» **Exercise**
Images are excluded; otherwise, output every record exactly.

# start of Listed records

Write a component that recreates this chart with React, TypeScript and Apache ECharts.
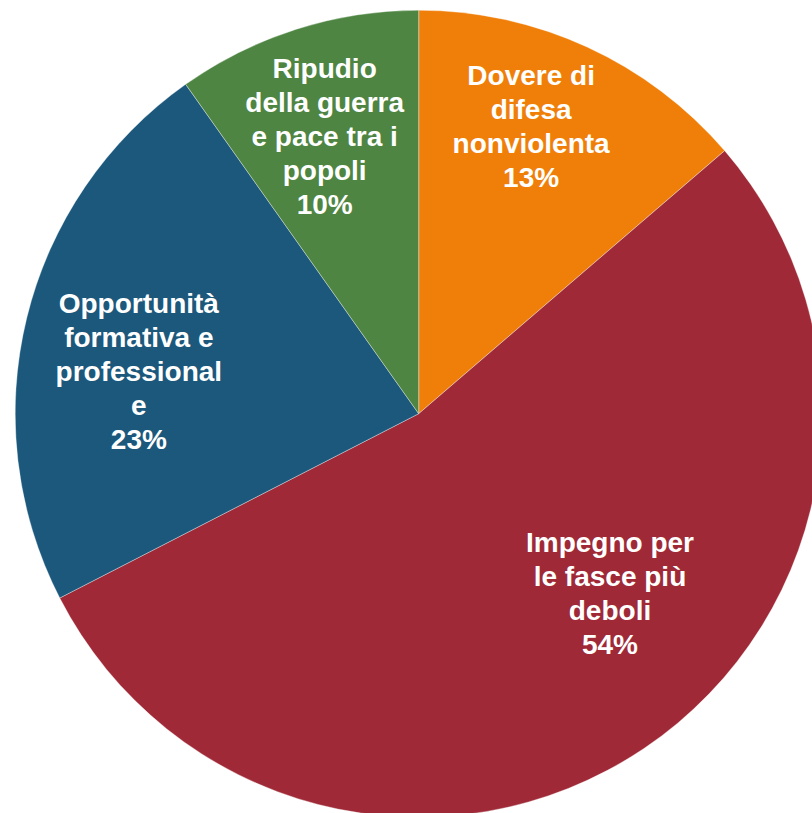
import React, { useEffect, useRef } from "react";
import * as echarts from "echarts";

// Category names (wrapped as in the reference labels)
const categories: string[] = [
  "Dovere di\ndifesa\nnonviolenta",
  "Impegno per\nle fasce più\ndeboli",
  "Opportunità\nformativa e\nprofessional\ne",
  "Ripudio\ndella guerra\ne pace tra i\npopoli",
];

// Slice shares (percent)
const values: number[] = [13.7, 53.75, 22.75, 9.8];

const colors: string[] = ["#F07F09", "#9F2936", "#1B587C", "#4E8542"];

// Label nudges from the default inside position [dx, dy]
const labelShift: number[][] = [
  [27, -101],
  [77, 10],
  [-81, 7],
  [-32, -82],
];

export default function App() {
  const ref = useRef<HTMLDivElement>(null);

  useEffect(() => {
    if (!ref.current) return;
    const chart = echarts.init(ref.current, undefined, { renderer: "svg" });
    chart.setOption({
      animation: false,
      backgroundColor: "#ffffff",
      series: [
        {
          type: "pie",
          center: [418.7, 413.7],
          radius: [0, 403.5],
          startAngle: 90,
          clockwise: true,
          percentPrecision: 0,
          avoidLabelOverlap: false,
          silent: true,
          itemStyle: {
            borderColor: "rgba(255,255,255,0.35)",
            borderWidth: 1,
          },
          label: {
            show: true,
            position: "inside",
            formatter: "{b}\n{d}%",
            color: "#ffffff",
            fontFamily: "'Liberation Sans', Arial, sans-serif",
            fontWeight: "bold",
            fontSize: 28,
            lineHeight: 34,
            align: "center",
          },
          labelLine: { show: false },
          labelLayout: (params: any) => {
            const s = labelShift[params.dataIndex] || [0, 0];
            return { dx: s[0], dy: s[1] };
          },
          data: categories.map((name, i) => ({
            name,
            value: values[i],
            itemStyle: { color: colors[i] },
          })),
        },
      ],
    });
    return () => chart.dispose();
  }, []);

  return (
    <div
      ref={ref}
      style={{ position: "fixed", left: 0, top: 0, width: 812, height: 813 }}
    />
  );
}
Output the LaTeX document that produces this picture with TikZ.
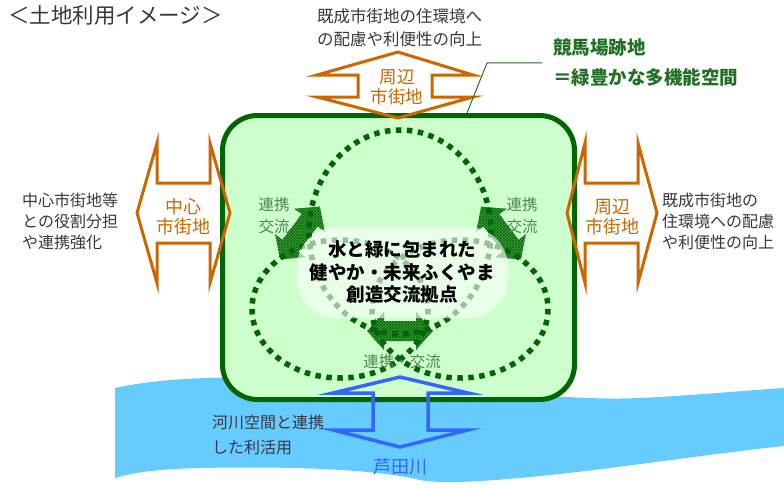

# end of Listed records

» **Solution to this problem**
Write a component that recreates this chart with React, TypeScript and Apache ECharts.
import React, { useEffect, useRef } from "react";
import * as echarts from "echarts";

// Category names (wrapped as in the reference labels)
const categories: string[] = [
  "Dovere di\ndifesa\nnonviolenta",
  "Impegno per\nle fasce più\ndeboli",
  "Opportunità\nformativa e\nprofessional\ne",
  "Ripudio\ndella guerra\ne pace tra i\npopoli",
];

// Slice shares (percent)
const values: number[] = [13.7, 53.75, 22.75, 9.8];

const colors: string[] = ["#F07F09", "#9F2936", "#1B587C", "#4E8542"];

// Label nudges from the default inside position [dx, dy]
const labelShift: number[][] = [
  [27, -101],
  [77, 10],
  [-81, 7],
  [-32, -82],
];

export default function App() {
  const ref = useRef<HTMLDivElement>(null);

  useEffect(() => {
    if (!ref.current) return;
    const chart = echarts.init(ref.current, undefined, { renderer: "svg" });
    chart.setOption({
      animation: false,
      backgroundColor: "#ffffff",
      series: [
        {
          type: "pie",
          center: [418.7, 413.7],
          radius: [0, 403.5],
          startAngle: 90,
          clockwise: true,
          percentPrecision: 0,
          avoidLabelOverlap: false,
          silent: true,
          itemStyle: {
            borderColor: "rgba(255,255,255,0.35)",
            borderWidth: 1,
          },
          label: {
            show: true,
            position: "inside",
            formatter: "{b}\n{d}%",
            color: "#ffffff",
            fontFamily: "'Liberation Sans', Arial, sans-serif",
            fontWeight: "bold",
            fontSize: 28,
            lineHeight: 34,
            align: "center",
          },
          labelLine: { show: false },
          labelLayout: (params: any) => {
            const s = labelShift[params.dataIndex] || [0, 0];
            return { dx: s[0], dy: s[1] };
          },
          data: categories.map((name, i) => ({
            name,
            value: values[i],
            itemStyle: { color: colors[i] },
          })),
        },
      ],
    });
    return () => chart.dispose();
  }, []);

  return (
    <div
      ref={ref}
      style={{ position: "fixed", left: 0, top: 0, width: 812, height: 813 }}
    />
  );
}
Output the LaTeX document that produces this picture with TikZ.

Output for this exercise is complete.